In Libyen wurden sie per Auto in die Stadt Zawiyya gebracht und lebten dort in einer Community für Schwarze. Auch hier mussten Achille und Petronille wieder weg, weil diese Community für Frauen verboten war. Zu allem Leid wurde die Familie dann in Libyen von den sogenannten "Asma Boys" gekidnappt. Das sind Kriminelle, die sich wie Polizisten kleiden: Sie kidnappen Schwarze, stecken sie in Gefängnisse und erpressen dann Geld von ihnen für ihre Freilassung. Achille, Petronille und der kleine Gabriel Nathan wurdem in ein inoffizielles Gefängnis in Sabrata in Libyen gesteckt. Dort wurden sie gefoltert, Achille wurde der Arm gebrochen, sodass er bis heute nur schwer etwas heben kann. Petronille und ihr Sohn bekamen ungekochte Maccaroni oder gar nichts zu essen. Aßen sie das nicht, gab es Schläge. Achille wurde zur Arbeit ohne Lohn gezwungen.

Eines Tages gelang es Achille auf seinem Weg zur Arbeit aus dem Gefängnis zu fliehen. Ein Freund half ihm nach Zawiyya in eine Moschee zu fliehen, in der er sich versteckte. "Ich hielt mich zwei Wochen lang in der Moschee auf und hatte keinen Kontakt zu meiner Frau", sagt Achille. Währenddessen verschlechterte sich der Zustand des kleinen Gabriels im Gefängnis so sehr, dass man ihn und seine Mutter schließlich freiließ: "Ich habe in der Zeit so viel gebetet. Gott ist meine Hilfe", sagt Petronille. In Libyen konnte die Familie also auch nicht bleiben: "Dort schießen sie grundlos. Einfach nur, weil du ein Handy besitzt und sie es dir abnehmen wollen", erklärt mir Achille.

Petronille dankt Gott täglich für ihre Rettung.
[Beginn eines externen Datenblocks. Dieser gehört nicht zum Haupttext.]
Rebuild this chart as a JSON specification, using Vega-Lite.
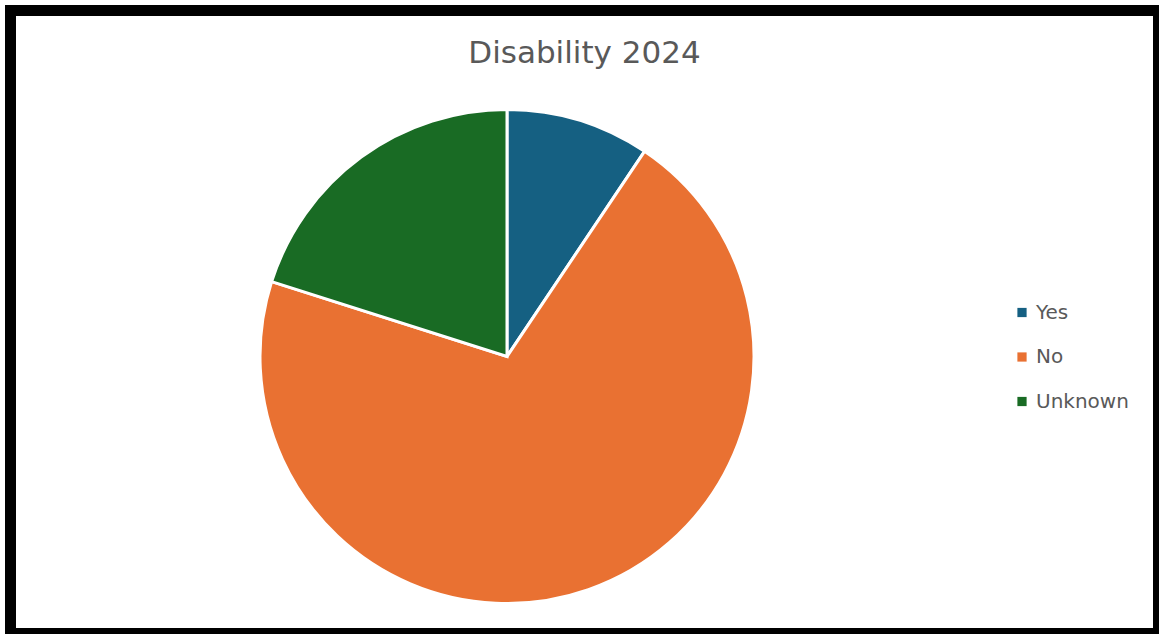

Er hörte von einem Freund aus Mali, dass es die Möglichkeit gibt für 500 libysche Dinar (etwa 307 Euro) einen Platz in einem Boot nach Europa zu bekommen. Bei dem Freund aus Mali konnte die Familie erstmal untertauchen, um bei Freunden und Verwandten per Telefon das Geld für die Überfahrt zu organisieren. Er brauchte knapp sechs Monate bis er das Geld beisammen hatte. Da Malier auch Arabisch sprechen, organisierte der malische Freund die Plätze auf dem Boot für die Familie. "Auch auf dem Boot habe ich immer gebetet, dass uns jemand rettet", sagt Petronille. Wenn sie es nach Europa schafft, will sie gerne wieder in ihrem alten Beruf als Altenpflegerin arbeiten. Achille will seine Fähigkeiten als Automechaniker verbessern. Nach seinen Erfahrungen würde er einem Freund heute raten: "Geh nie nach Libyen".